Holidays against burnout

The growing pressure in the working environment makes holidays even more important. This has been shown by a survey of the European Travel Insurance Company.

Moreover, the search for the authentic experience as a counterbalance to the “virtual world of experience” will become more important in the future.

However, the number of holidays has not changed. According to a recent survey, in which 1,000 people were asked about their holiday habits, around 55 percent of Austrians make one to two holiday trips per year.

One third go on holiday for a day or at the weekend; short-term and week holidays (up to ten overnight stays) are the most common holidays. Only a quarter of the people asked travel for more than a week.

There are significant shifts in the holiday motives. “Work-life-balance” seems to be important for almost 90 percent of people asked.

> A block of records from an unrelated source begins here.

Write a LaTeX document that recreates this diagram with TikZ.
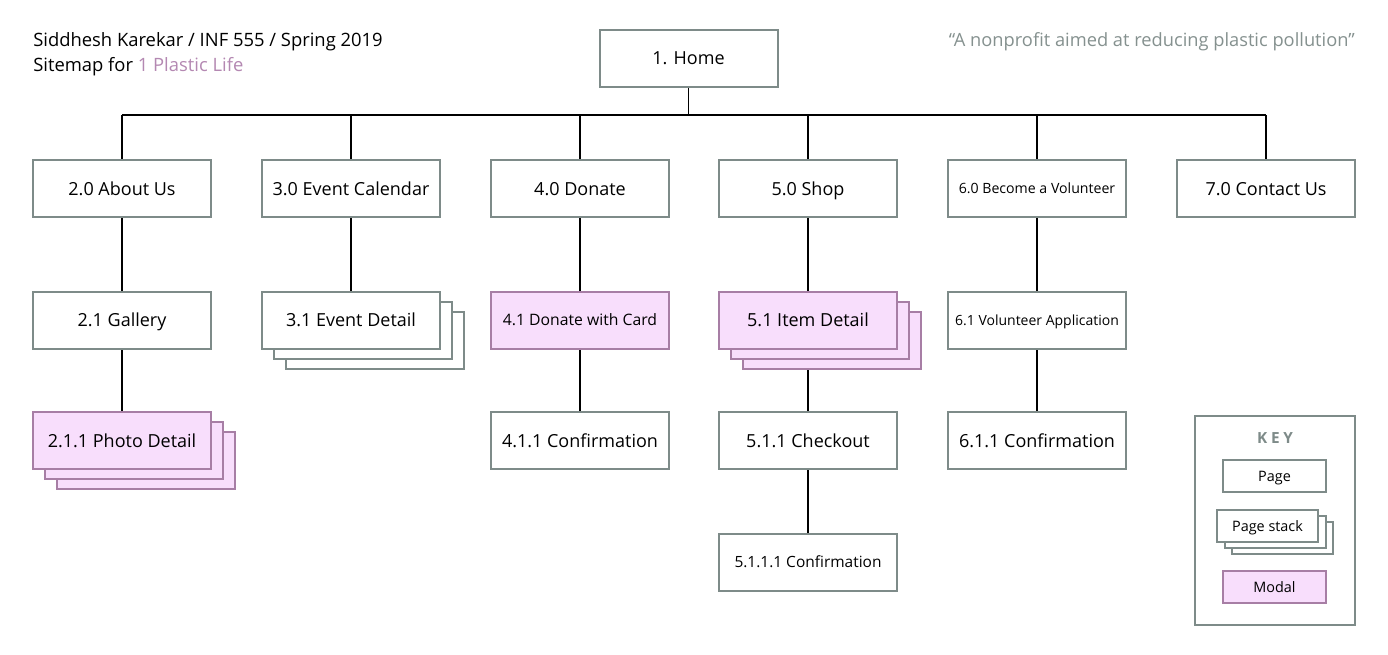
\documentclass[tikz,border=0pt]{standalone}
\usepackage{fontspec}
\setmainfont{Open Sans}
\usetikzlibrary{backgrounds}

\definecolor{pagegray}{RGB}{126,139,137}
\definecolor{modalfill}{RGB}{248,222,252}
\definecolor{modalline}{RGB}{167,126,165}
\definecolor{lifepink}{RGB}{180,136,178}
\definecolor{quotegray}{RGB}{133,145,143}

\tikzset{
  page/.style={draw=pagegray,fill=white,line width=1.5pt,minimum width=133.5pt,minimum height=42.75pt,inner sep=1pt,text depth=0pt,font=\fontsize{13.5}{16}\selectfont},
  modal/.style={page,draw=modalline,fill=modalfill},
  smallpage/.style={page,minimum width=77.25pt,minimum height=24pt,font=\fontsize{10.8}{13}\selectfont},
  smallmodal/.style={smallpage,draw=modalline,fill=modalfill},
  link/.style={line width=0.8pt,black},
}

% back copies first, then the named front box
\newcommand{\pagestack}[7]{%
  \node[#1] at (#3+2*#5,#4+2*#6) {};
  \node[#1] at (#3+#5,#4+#6) {};
  \node[#1] (#2) at (#3,#4) {#7};}

\begin{document}
\begin{tikzpicture}[x=0.75pt,y=-0.75pt]
\useasboundingbox (0,0) rectangle (1388,654);

% header
\node[anchor=base west,inner sep=0pt,font=\fontsize{13.8}{16}\selectfont] (author) at (33,46) {Siddhesh Karekar / INF 555 / Spring 2019};
\node[anchor=base west,inner sep=0pt,font=\fontsize{13.8}{16}\selectfont] (title) at (33,71) {Sitemap for \textcolor{lifepink}{1 Plastic Life}};
\node[anchor=base east,inner sep=0pt,text=quotegray,font=\fontsize{13.7}{16}\selectfont] (motto) at (1355,46) {“A nonprofit aimed at reducing plastic pollution”};

% level 1 and 2
\node[page] (home) at (688.5,58.5) {1. Home};
\node[page] (about) at (122,188.5) {2.0 About Us};
\node[page] (events) at (351,188.5) {3.0 Event Calendar};
\node[page] (donate) at (580,188.5) {4.0 Donate};
\node[page] (shop) at (808,188.5) {5.0 Shop};
\node[page,font=\fontsize{10.6}{12}\selectfont] (volunteer) at (1037,188.5) {6.0 Become a Volunteer};
\node[page] (contact) at (1266,188.5) {7.0 Contact Us};

% level 3
\node[page] (gallery) at (122,320) {2.1 Gallery};
\pagestack{page}{eventdetail}{351}{320}{12}{10}{3.1 Event Detail}
\node[modal,font=\fontsize{11.8}{13}\selectfont] (card) at (580,320) {4.1 Donate with Card};
\pagestack{modal}{item}{808}{320}{12}{10}{5.1 Item Detail}
\node[page,font=\fontsize{10.5}{12}\selectfont] (application) at (1037,320) {6.1 Volunteer Application};

% level 4 and 5
\pagestack{modal}{photo}{122}{440.5}{12}{10}{2.1.1 Photo Detail}
\node[page] (donateok) at (580,440.5) {4.1.1 Confirmation};
\node[page] (checkout) at (808,440.5) {5.1.1 Checkout};
\node[page] (volunteerok) at (1037,440.5) {6.1.1 Confirmation};
\node[page,font=\fontsize{11.6}{13}\selectfont] (shopok) at (808,562) {5.1.1.1 Confirmation};

% key
\draw[draw=pagegray,line width=1.5pt] (1195,416) rectangle (1355,625);
\node[text=pagegray,font=\fontsize{11.5}{13}\bfseries\addfontfeature{LetterSpace=25}] (key) at (1275,438) {KEY};
\node[smallpage] (keypage) at (1274.5,476) {Page};
\pagestack{smallpage,minimum width=75.75pt}{keystack}{1267.5}{526}{7.5}{6}{Page stack}
\node[smallmodal] (keymodal) at (1274.5,587) {Modal};

\begin{scope}[on background layer]
\fill[white] (0,0) rectangle (1388,654);
\coordinate (busL) at (122,115);
\coordinate (busR) at (1266,115);
\draw[link] (home.south) -- (home.south |- busL);
\draw[link] (busL) -- (busR);
\foreach \n in {about,events,donate,shop,volunteer,contact}
  \draw[link] (\n.north) -- (\n.north |- busL);
\draw[link] (about) -- (gallery);
\draw[link] (gallery) -- (photo);
\draw[link] (events) -- (eventdetail);
\draw[link] (donate) -- (card);
\draw[link] (card) -- (donateok);
\draw[link] (shop) -- (item);
\draw[link] (item) -- (checkout);
\draw[link] (checkout) -- (shopok);
\draw[link] (volunteer) -- (application);
\draw[link] (application) -- (volunteerok);
\end{scope}
\end{tikzpicture}
\end{document}
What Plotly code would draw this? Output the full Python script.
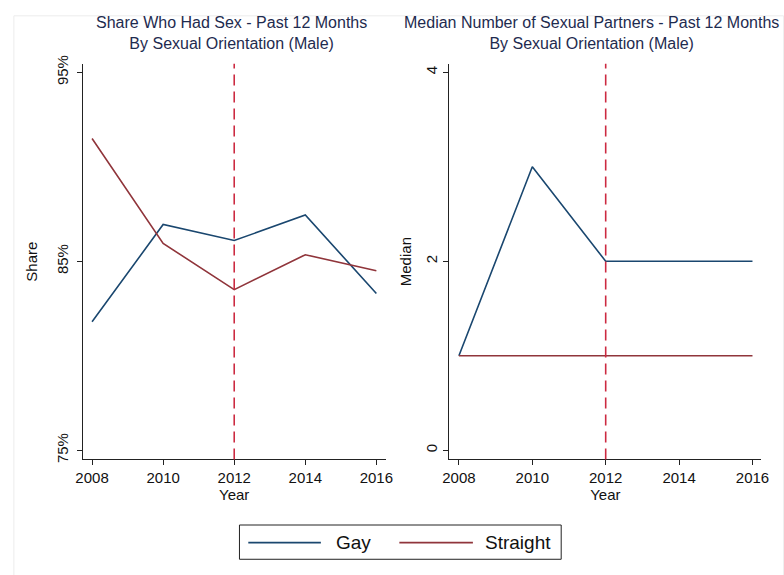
import plotly.graph_objects as go

# Survey years and series values
years = [2008, 2010, 2012, 2014, 2016]
share_gay = [81.8, 86.95, 86.1, 87.45, 83.3]
share_straight = [91.5, 85.95, 83.5, 85.35, 84.5]
median_gay = [1, 3, 2, 2, 2]
median_straight = [1, 1, 1, 1, 1]

share_ticks = [75, 85, 95]
share_tick_labels = ["75%", "85%", "95%"]
median_ticks = [0, 2, 4]
year_ticks = [2008, 2010, 2012, 2014, 2016]
policy_year = 2012

GAY_COLOR = "#1a476f"
STRAIGHT_COLOR = "#90353b"
REF_COLOR = "#cc2a41"
TITLE_COLOR = "#1e2b4f"
FONT = "Liberation Sans, Arial, Helvetica, sans-serif"

fig = go.Figure()

fig.add_trace(go.Scatter(x=years, y=share_gay, mode="lines", name="Gay",
                         line=dict(color=GAY_COLOR, width=1.6), xaxis="x", yaxis="y"))
fig.add_trace(go.Scatter(x=years, y=share_straight, mode="lines", name="Straight",
                         line=dict(color=STRAIGHT_COLOR, width=1.6), xaxis="x", yaxis="y"))
fig.add_trace(go.Scatter(x=years, y=median_gay, mode="lines", name="Gay",
                         line=dict(color=GAY_COLOR, width=1.6), xaxis="x2", yaxis="y2"))
fig.add_trace(go.Scatter(x=years, y=median_straight, mode="lines", name="Straight",
                         line=dict(color=STRAIGHT_COLOR, width=1.6), xaxis="x2", yaxis="y2"))

axis_common = dict(
    showline=True, linecolor="#222222", linewidth=1,
    ticks="outside", ticklen=5, tickcolor="#222222", tickwidth=1,
    showgrid=False, zeroline=False,
    tickfont=dict(family=FONT, size=15, color="#111111"),
)

y_dom = [1 - 460 / 575, 1 - 56 / 575]

fig.update_layout(
    width=784, height=575,
    margin=dict(l=0, r=0, t=0, b=0),
    paper_bgcolor="white", plot_bgcolor="white",
    showlegend=False,
    font=dict(family=FONT, color="#111111"),
    xaxis=dict(domain=[77.3 / 784, 386 / 784], range=[2007.74, 2016.26],
               tickvals=year_ticks, anchor="y",
               title=dict(text="Year", font=dict(family=FONT, size=15), standoff=1),
               **axis_common),
    yaxis=dict(domain=y_dom, range=[74.52, 95.45], anchor="x",
               tickvals=share_ticks, ticktext=share_tick_labels, tickangle=-90,
               ticklabelstandoff=3,
               title=dict(text="Share", font=dict(family=FONT, size=15), standoff=12),
               **axis_common),
    xaxis2=dict(domain=[451 / 784, 769 / 784], range=[2007.74, 2016.24],
                tickvals=year_ticks, anchor="y2",
                title=dict(text="Year", font=dict(family=FONT, size=15), standoff=1),
                **axis_common),
    yaxis2=dict(domain=y_dom, range=[-0.097, 4.09], anchor="x2",
                tickvals=median_ticks, tickangle=-90,
                title=dict(text="Median", font=dict(family=FONT, size=15), standoff=8),
                **axis_common),
)

# Policy-year reference lines
for xr, yr in (("x", "y domain"), ("x2", "y2 domain")):
    fig.add_shape(type="line", xref=xr, yref=yr, x0=policy_year, x1=policy_year,
                  y0=0, y1=1, line=dict(color=REF_COLOR, width=1.6, dash="11px,6px"))

# Panel titles
fig.add_annotation(text="Share Who Had Sex - Past 12 Months<br>By Sexual Orientation (Male)",
                   xref="paper", yref="paper", x=229 / 784, y=1 - 25 / 575,
                   showarrow=False, font=dict(family=FONT, size=16, color=TITLE_COLOR),
                   xanchor="center", yanchor="middle", align="center")
fig.add_annotation(text="Median Number of Sexual Partners - Past 12 Months<br>By Sexual Orientation (Male)",
                   xref="paper", yref="paper", x=596 / 784, y=1 - 25 / 575,
                   showarrow=False, font=dict(family=FONT, size=16, color=TITLE_COLOR),
                   xanchor="center", yanchor="middle", align="center")

# Outer graph-region frame
fig.add_shape(type="rect", xref="paper", yref="paper", x0=7 / 784, x1=1.01,
              y0=-0.01, y1=1 - 7 / 575, line=dict(color="#ececec", width=1), layer="below")

# Legend box drawn beneath the panels
fig.add_shape(type="rect", xref="paper", yref="paper",
              x0=237 / 784, x1=565 / 784, y0=1 - 562 / 575, y1=1 - 527 / 575,
              line=dict(color="#222222", width=1))
legend_items = [("Gay", GAY_COLOR, 246, 320, 333), ("Straight", STRAIGHT_COLOR, 400, 475, 485)]
ly = 1 - 545 / 575
for label, color, lx0, lx1, tx in legend_items:
    fig.add_shape(type="line", xref="paper", yref="paper",
                  x0=lx0 / 784, x1=lx1 / 784, y0=ly, y1=ly,
                  line=dict(color=color, width=1.6))
    fig.add_annotation(text=label, xref="paper", yref="paper", x=tx / 784, y=ly,
                       showarrow=False, xanchor="left", yanchor="middle",
                       font=dict(family=FONT, size=19, color="#111111"))

fig.write_html("out.html")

56 percent feel that work stress has increased in recent years. The age group of managers, which is people from 40 to 50-years-old, rate this with 68 percent. Holiday has thus become indispensable for more than 80 percent.

80 percent of people asked stated that their motives to go on holiday are to take countermeasures against the “burn-out syndrome”.

More than 60 percent want a “social travel experience”, which is a holiday with friends or family. Almost a quarter of the 20 to 30-year-olds think that there is a trend of holiday to “escape Web.2.0.”

Almost half of the holidays take place in Austria. 42 percent of Austrians travel to European countries and only ten percent go to remote areas. 56 percent of the people asked have taken out travel insurance once.

The main motive is that they worry about a sudden illness or an accident. Travel insurance is mostly taken out in holidays to Africa, Asia and South America.